As the fallout from the first Leaders’ Debate continues, the Tory cheerleaders within the blogosphere have been reduced to a state of desperation: they don’t want to appear nasty towards Corporal Clegg, but their belief that Young Dave only had to turn up and look confident has been shot apart. The prospect of a hung parliament, and potential coalition Government, is clearly causing distress, so much so that creative retelling of history to frighten voters back to the Tories has begun.
And today’s singularly desperate storyteller is Iain Dale, a compliant and reliable conduit for Tory propaganda. Dale has exhumed David Low’s caricature of Lloyd George as coalition Prime Minister (after the “coupon election” of 1918) riding a two headed donkey. He says that this Government was “possibly the worst ... of the 20th Century”, which fails to explain why Lloyd George was, by 1922, at the height of his personal popularity. He summons the memory of Michael Foot in telling what did for LG.
What sunk Lloyd George was partly that he had no party by 1922: the coalition had ended (so the two headed donkey was no more), and the Liberals, something that Dale’s simplistic analysis omits, were split between those backing LG and the followers of Herbert Asquith, with the latter having been part of the opposition after 1918. When the election came in 1922, LG and those of like mind stood as a party separate to the Liberals, and suffered as a result. The Tories, who had formed the bulk of the 1918 coalition, emerged if anything stronger (the lesson of what happens to a politician who has no party was not lost on LG’s friend Churchill in 1940).
And the Tories did it again in 1931: Ramsay MacDonald and a group of Labour and Liberal MPs went into a coalition “National Government” with them, the Tories emerging by 1935 as a party with a parliamentary majority of around 200. MacDonald was, on one occasion, discovered by Lloyd George wandering around the House of Commons looking lost: he left LG with the impression that he had come to realise he had been duped.

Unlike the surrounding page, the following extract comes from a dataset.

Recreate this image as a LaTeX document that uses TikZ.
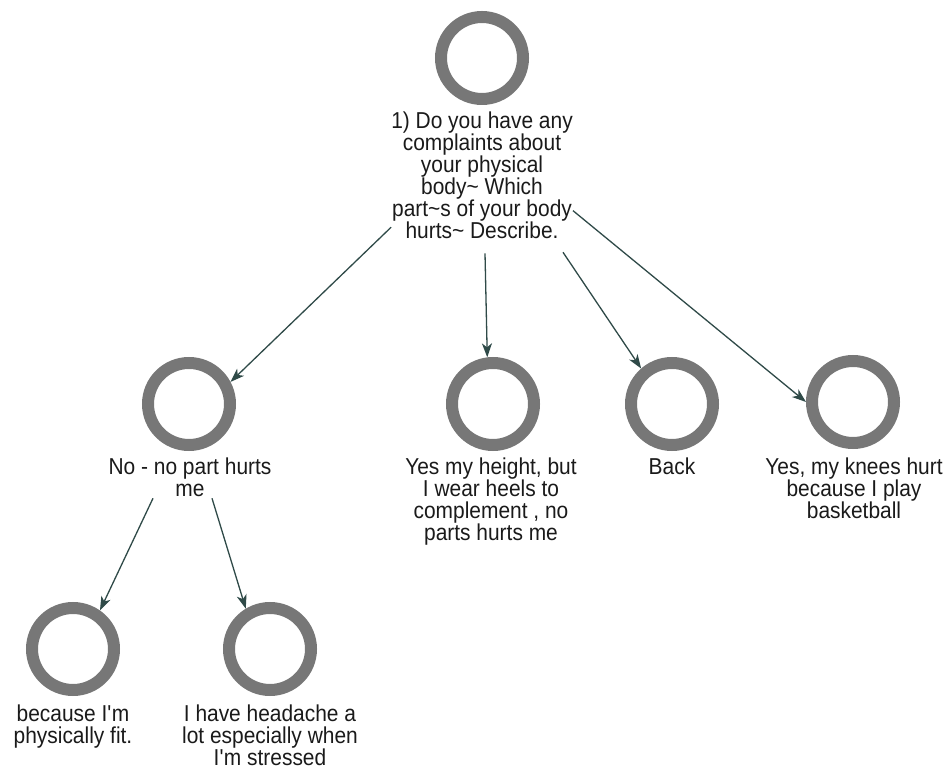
\documentclass[tikz,border=0pt]{standalone}
\usepackage{fontspec}
\setmainfont{Liberation Sans}[FakeStretch=0.91]
\usetikzlibrary{arrows.meta}

\definecolor{ringgray}{HTML}{777777}
\definecolor{linkcol}{HTML}{2F4A48}
\definecolor{inkcol}{HTML}{1A1A1A}

\tikzset{
  ring/.style={circle, draw=ringgray, line width=12pt, minimum size=82pt, inner sep=0pt},
  caption/.style={anchor=north, inner sep=0pt, align=center, text=inkcol,
    font=\fontsize{23}{22}\selectfont},
  link/.style={draw=linkcol, line width=1.3pt,
    -{Stealth[length=14pt,width=10pt,inset=4pt]}}
}

\begin{document}
\begin{tikzpicture}[x=1pt,y=1pt]
  \useasboundingbox (0,0) rectangle (952,771);

  % answer circles
  \node[ring] (top)    at (482,713) {};
  \node[ring] (no)     at (189,367) {};
  \node[ring] (height) at (493,367) {};
  \node[ring] (back)   at (672,367) {};
  \node[ring] (knees)  at (853,369) {};
  \node[ring] (fit)    at (73,122)  {};
  \node[ring] (head)   at (270,122) {};

  % captions under the circles
  \node[caption] (q) at (482,659)
    {1) Do you have any\\complaints about\\your physical\\body\textasciitilde{} Which\\part\textasciitilde s of your body\\hurts\textasciitilde{} Describe.};
  \node[caption] (tno) at (190,313) {No - no part hurts\\me};
  \node[caption] (theight) at (491,313)
    {Yes my height, but\\I wear heels to\\complement , no\\parts hurts me};
  \node[caption] (tback) at (672,313) {Back};
  \node[caption] (tknees) at (854,313)
    {Yes, my knees hurt\\because I play\\basketball};
  \node[caption] (tfit) at (73,66)
    {because I\textquotesingle m\\physically fit.};
  \node[caption] (thead) at (270,66)
    {I have headache a\\lot especially when\\I\textquotesingle m stressed};

  % connectors
  \draw[link] ([yshift=12pt]q.south west) -- (no.28);
  \draw[link] ([xshift=3pt,yshift=-14pt]q.south) -- (height.97);
  \draw[link] ([xshift=81pt,yshift=-13pt]q.south) -- (back.131);
  \draw[link] ([yshift=-35pt]q.east) -- (knees.west);
  \draw[link] ([xshift=-37pt,yshift=-1pt]tno.south) -- (fit.55);
  \draw[link] ([xshift=22pt,yshift=-1pt]tno.south) -- (head.121);
\end{tikzpicture}
\end{document}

What Iain Dale and his fellow Tory cheerleaders cannot and will not admit is that there is one lesson to learn from recent peacetime coalition Governments in the UK: you go in with the Tories, and you end up getting screwed over. The Liberal Party suffered most, though they inflicted much of the damage by their infighting and indiscipline. Labour were rescued by their contribution to Churchill’s wartime Government, and the desire of the electorate not to go back to the policies that had failed so many of them in the 30s.Nick Clegg, an Asquith Liberal, and the likes of Chris Huhne, who leans towards LG, will know their history well enough to hold together, and treat the Tory cheerleaders with the contempt they deserve.